We were told that Mondays are the busiest weekdays, because tickets are priced higher on weekends.
Shanghai Disneyland Hotels
Shanghai Disneyland has two official hotels: Toy Story Hotel and Shanghai Disneyland Hotel, both of which are within walking distance of the park. Both also offer shuttles, and Shanghai Disneyland Hotel also offers boat service.
Shanghai Disneyland Hotel is nicer and located closer to the park. The Toy Story Hotel is less expensive and also less impressive.
We stayed downtown, at the Utels Youth Hostel, because seeing Shanghai was our priority, and we wanted to be in the thick of things. Utels has western style rooms that sleep five (unheard of in China!) so we only had to book two rooms. The price was pretty great, too!
My Overall Opinion of Shanghai Disneyland
If you’re headed to Shanghai anyway, definitely include Shanghai Disneyland on your itinerary. But don’t travel all the way to China just to visit Shanghai Disney.

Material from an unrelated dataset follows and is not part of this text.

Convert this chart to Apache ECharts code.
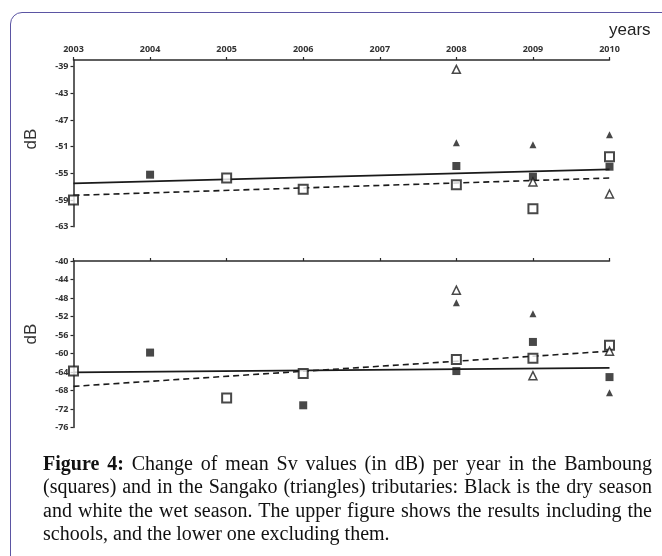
<!DOCTYPE html>
<html>
<head>
<meta charset="utf-8">
<script src="https://cdn.jsdelivr.net/npm/echarts@6/dist/echarts.min.js"></script>
<style>
  html, body { margin:0; padding:0; width:662px; height:556px; overflow:hidden; background:#fff; }
  #frame { position:absolute; left:10px; top:12px; width:720px; height:620px; border:1.5px solid #5b55a3; border-radius:12px; box-sizing:border-box; }
  #chart { position:absolute; left:0; top:0; width:662px; height:556px; }
  #caption { position:absolute; left:43px; top:452px; width:609px; font-family:"Liberation Serif","Times New Roman",serif; font-size:20px; line-height:23.4px; color:#111; text-align:justify; }
</style>
</head>
<body>
<div id="frame"></div>
<div id="chart"></div>
<div id="caption"><b>Figure 4:</b> Change of mean Sv values (in dB) per year in the Bamboung (squares) and in the Sangako (triangles) tributaries: Black is the dry season and white the wet season. The upper figure shows the results including the schools, and the lower one excluding them.</div>
<script>
// ---- data ----
const years = [2003, 2004, 2005, 2006, 2007, 2008, 2009, 2010];
const xTickLabels = ['2003', '2004', '2005', '2006', '2007', '2008', '2009', '2010'];

// Upper figure (including schools)
const upperDrySquares   = [null, -55.2, null, null, null, -53.9, -55.5, -54.0];
const upperWetSquares   = [-59.0, null, -55.7, -57.4, null, -56.7, -60.3, -52.5];
const upperDryTriangles = [null, null, null, null, null, -50.4, -50.7, -49.2];
const upperWetTriangles = [null, null, null, null, null, -39.4, -56.3, -58.1];
const trendYears = [2003, 2010];
const upperDryTrend = [-56.5, -54.4];
const upperWetTrend = [-58.3, -55.7];

// Lower figure (excluding schools)
const lowerDrySquares   = [null, -59.8, null, -71.2, null, -63.8, -57.5, -65.1];
const lowerWetSquares   = [-63.8, null, -69.6, -64.3, null, -61.3, -61.0, -58.2];
const lowerDryTriangles = [null, null, null, null, null, -49.0, -51.4, -68.5];
const lowerWetTriangles = [null, null, null, null, null, -46.3, -64.8, -59.5];
const lowerDryTrend = [-64.1, -63.1];
const lowerWetTrend = [-67.1, -59.5];

// ---- helpers ----
function pairs(xs, vals) {
  return xs.map((x, i) => [x, vals[i]]).filter(p => p[1] !== null);
}
const INK = '#1a1a1a';
const AXIS = '#2a2a2a';
const labelFont = { fontSize: 9, fontWeight: 'bold', color: '#333', fontFamily: 'Open Sans, DejaVu Sans, sans-serif' };

function xAxis(gridIndex, showLabels) {
  return {
    type: 'value', gridIndex, position: 'top', min: 2003, max: 2010, interval: 1,
    axisLine: { show: true, onZero: false, lineStyle: { color: AXIS, width: 1.5 } },
    axisTick: { show: true, inside: false, length: 3, lineStyle: { color: AXIS, width: 1.2 } },
    axisLabel: Object.assign({ show: showLabels, margin: 6,
      formatter: v => { const i = years.indexOf(v); return i >= 0 ? xTickLabels[i] : ''; } }, labelFont),
    splitLine: { show: false }
  };
}
function yAxis(gridIndex, min, max, hideMax) {
  return {
    type: 'value', gridIndex, min, max, interval: 4,
    axisLine: { show: true, onZero: false, lineStyle: { color: AXIS, width: 1.5 } },
    axisTick: { show: true, inside: false, length: 3, lineStyle: { color: AXIS, width: 1.2 } },
    axisLabel: Object.assign({ margin: 5, showMaxLabel: !hideMax }, labelFont),
    splitLine: { show: false }
  };
}
function markers(idx, vals, symbol, filled, size) {
  return {
    type: 'scatter', xAxisIndex: idx, yAxisIndex: idx, z: 5,
    symbol, symbolSize: size,
    data: pairs(years, vals),
    itemStyle: filled ? { color: INK } : { color: '#fff', borderColor: INK, borderWidth: symbol === 'rect' ? 2 : 1.5 },
    emphasis: { disabled: true }
  };
}
function trend(idx, vals, dashed) {
  return {
    type: 'line', xAxisIndex: idx, yAxisIndex: idx, z: 3,
    data: pairs(trendYears, vals), symbol: 'none', silent: true,
    lineStyle: { color: INK, width: dashed ? 1.6 : 1.8, type: dashed ? [6, 4] : 'solid' }
  };
}

const chart = echarts.init(document.getElementById('chart'), null, { renderer: 'canvas' });
chart.setOption({
  animation: false,
  backgroundColor: 'transparent',
  grid: [
    { left: 73.5, right: 52.5, top: 60, height: 166.7 },
    { left: 73.5, right: 52.5, top: 261, height: 166.5 }
  ],
  xAxis: [xAxis(0, true), xAxis(1, false)],
  yAxis: [yAxis(0, -63, -38, true), yAxis(1, -76, -40, false)],
  series: [
    trend(0, upperDryTrend, false),
    trend(0, upperWetTrend, true),
    markers(0, upperDrySquares, 'rect', true, 8),
    markers(0, upperWetSquares, 'rect', false, 9),
    markers(0, upperDryTriangles, 'triangle', true, 7),
    markers(0, upperWetTriangles, 'triangle', false, 8),
    trend(1, lowerDryTrend, false),
    trend(1, lowerWetTrend, true),
    markers(1, lowerDrySquares, 'rect', true, 8),
    markers(1, lowerWetSquares, 'rect', false, 9),
    markers(1, lowerDryTriangles, 'triangle', true, 7),
    markers(1, lowerWetTriangles, 'triangle', false, 8)
  ],
  graphic: [
    { type: 'text', left: 609, top: 22, style: { text: 'years', font: '17px "Liberation Sans", Arial, sans-serif', fill: '#222' } },
    { type: 'text', x: 31, y: 139, rotation: Math.PI / 2, style: { text: 'dB', font: '17px "Liberation Sans", Arial, sans-serif', fill: '#333', align: 'center', verticalAlign: 'middle' } },
    { type: 'text', x: 31, y: 334, rotation: Math.PI / 2, style: { text: 'dB', font: '17px "Liberation Sans", Arial, sans-serif', fill: '#333', align: 'center', verticalAlign: 'middle' } }
  ]
});
</script>
</body>
</html>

It’s a huge, beautiful park, but it caters to Chinese guests in that there are few rides, and a million photo ops and places to shop. The Chinese absolutely love their photo ops!
That was a good thing, in that we were able to ride our favorite rides — TRON and Pirates — several times with minimal waits in line, because so many Chinese guests were spending their time waiting in lines for photos. (What on Earth do they do with all of those photos anyway?) But we wished there were more rides.
Since we were in Shanghai anyway, we are glad we reserved a day for Shanghai Disneyland.
I hope this review helps you as you plan your own trip to Shanghai Disneyland.